For each question, people share their answer with the group before moving into the discussion part to identify the similarities and differences in their responses. Reporters are also advised to act more like members of the community than a "third party eavesdropping on people's conversations" which helps attendees be more open, Rockway said. At the end of the events, participants discuss the next steps reporters can take to inform their communities, and kickstart the process by writing one question each for the journalists on a note card.
"The structure of the events gives reporters a sense of where their coverage is lacking, what solutions they might not be aware of, or if solutions are available, what are some of the gaps that exist.
"The questions at the end show what information journalists can provide, not necessarily as full stories, but as quick answers to questions like 'what resources are available in this community' or 'what are the police doing about this issue'."

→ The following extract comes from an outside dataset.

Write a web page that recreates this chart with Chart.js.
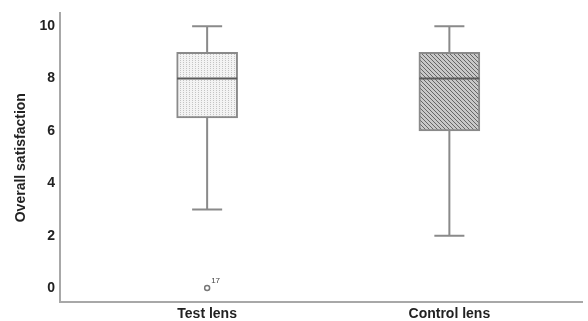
<!DOCTYPE html>
<html>
<head>
<meta charset="utf-8">
<script src="https://cdn.jsdelivr.net/npm/chart.js@4/dist/chart.umd.min.js"></script>
<style>
html,body{margin:0;padding:0;background:#fff;}
#wrap{width:588px;height:321px;position:relative;}
</style>
</head>
<body>
<div id="wrap"><canvas id="c" width="588" height="321"></canvas></div>
<script>
// ---- data ----
const categories = ['Test lens', 'Control lens'];
const mins    = [3, 2];
const q1s     = [6.5, 6];
const medians = [8, 8];
const q3s     = [9, 9];
const maxs    = [10, 10];
const outlierValues = [0, null];
const outlierLabels = ['17', ''];
const yTicks = [0, 2, 4, 6, 8, 10];

// ---- patterns ----
function dotPattern() {
  const c = document.createElement('canvas'); c.width = 3; c.height = 2;
  const g = c.getContext('2d');
  g.fillStyle = '#f3f3f3'; g.fillRect(0, 0, 3, 2);
  g.fillStyle = '#c4c4c4'; g.fillRect(0, 0, 1, 1);
  return g.createPattern(c, 'repeat');
}
function hatchPattern() {
  const c = document.createElement('canvas'); c.width = 4; c.height = 4;
  const g = c.getContext('2d');
  g.fillStyle = '#c8c8c8'; g.fillRect(0, 0, 4, 4);
  g.fillStyle = '#666666';
  for (let i = 0; i < 4; i++) { g.fillRect(i, i, 1, 1); }
  return g.createPattern(c, 'repeat');
}
const fills = [dotPattern(), hatchPattern()];

const edge = '#8a8a8a';
const capHalf = 0.062;   // half width of whisker caps (x units)
const boxHalf = 0.124;   // half width of box (x units)

const datasets = [];
datasets.push({
  type: 'bar',
  data: categories.map((c, i) => ({ x: i + 1, y: [q1s[i], q3s[i]] })),
  backgroundColor: fills,
  borderColor: edge,
  borderWidth: 2,
  borderSkipped: false,
  barThickness: 61,
  order: 3
});
function seg(pts, color, order, w) {
  datasets.push({
    type: 'line', data: pts, borderColor: color, borderWidth: w || 2,
    pointRadius: 0, fill: false, order: order, tension: 0
  });
}
categories.forEach((c, i) => {
  const x = i + 1;
  seg([{ x: x, y: q3s[i] }, { x: x, y: maxs[i] }], edge, 2);
  seg([{ x: x, y: mins[i] }, { x: x, y: q1s[i] }], edge, 2);
  seg([{ x: x - capHalf, y: maxs[i] }, { x: x + capHalf, y: maxs[i] }], edge, 2);
  seg([{ x: x - capHalf, y: mins[i] }, { x: x + capHalf, y: mins[i] }], edge, 2);
  seg([{ x: x - boxHalf, y: medians[i] }, { x: x + boxHalf, y: medians[i] }], '#5a5a5a', 1, 2);
});
const outIdx = datasets.length;
datasets.push({
  type: 'scatter',
  data: outlierValues.map((v, i) => v === null ? null : ({ x: i + 1, y: v })).filter(p => p),
  labels: outlierLabels.filter(l => l),
  pointRadius: 2.5, pointBorderWidth: 1.5,
  pointBorderColor: '#777', pointBackgroundColor: '#fff', order: 0
});

const outlierLabelPlugin = {
  id: 'outlierLabel',
  afterDatasetsDraw(chart) {
    const ds = chart.data.datasets[outIdx];
    const meta = chart.getDatasetMeta(outIdx);
    const ctx = chart.ctx;
    ctx.save();
    ctx.font = '8px "Liberation Sans", Arial, sans-serif';
    ctx.fillStyle = '#444';
    ctx.textAlign = 'left'; ctx.textBaseline = 'middle';
    meta.data.forEach((pt, i) => {
      ctx.fillText(ds.labels[i], pt.x + 4, pt.y - 7);
    });
    ctx.restore();
  }
};

const FONT = '"Liberation Sans", Arial, sans-serif';

new Chart(document.getElementById('c'), {
  type: 'bar',
  data: { datasets: datasets },
  plugins: [outlierLabelPlugin],
  options: {
    responsive: false,
    animation: false,
    layout: { padding: { top: 1, right: 0, left: 0, bottom: 0 } },
    plugins: { legend: { display: false }, tooltip: { enabled: false } },
    scales: {
      x: {
        type: 'linear', min: 0.3926, max: 2.5496, offset: false,
        grid: { display: false, drawTicks: false },
        border: { display: true, color: '#a8a8a8', width: 2 },
        afterBuildTicks(s) { s.ticks = categories.map((c, i) => ({ value: i + 1 })); },
        afterFit(s) { s.height = 19; },
        ticks: {
          callback: (v) => categories[v - 1] || '',
          color: '#222', padding: 4, maxRotation: 0, autoSkip: false,
          font: { family: FONT, size: 14, weight: 'bold' }
        }
      },
      y: {
        type: 'linear', min: -0.53, max: 10.49,
        grid: { display: false, drawTicks: false },
        border: { display: true, color: '#a8a8a8', width: 2 },
        afterBuildTicks(s) { s.ticks = yTicks.map(v => ({ value: v })); },
        afterFit(s) { s.width = 60; },
        ticks: {
          color: '#222', padding: 5,
          font: { family: FONT, size: 14, weight: 'bold' }
        },
        title: {
          display: true, text: 'Overall satisfaction', color: '#222', padding: { top: 13, bottom: 0 },
          font: { family: FONT, size: 14, weight: 'bold' }
        }
      }
    }
  }
});
</script>
</body>
</html>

Apart from steering the discussions, the team behind Your Voice Ohio also conducts background research on the topics that come out of these conversations. The aim is to find out what best practices and solutions are being employed in other communities around the world and collect them into databases that can be used to develop a solutions-focused approach to reporting on the opioid crisis.
Over the next few months, Your Voice Ohio will be rolling out Hearken and GroundSource to media partners in southwest and northwest Ohio to try and involve people who are less likely to attend events. They will also expand their focus with a second topic, the future of Ohio's economy.
"We've definitely seen a shift in coverage among our partners in how they cover addiction and opioids, for example not using images of needles in stories anymore, as that's a trigger for people.
"We hope this approach to engagement becomes part of their more regular workflow."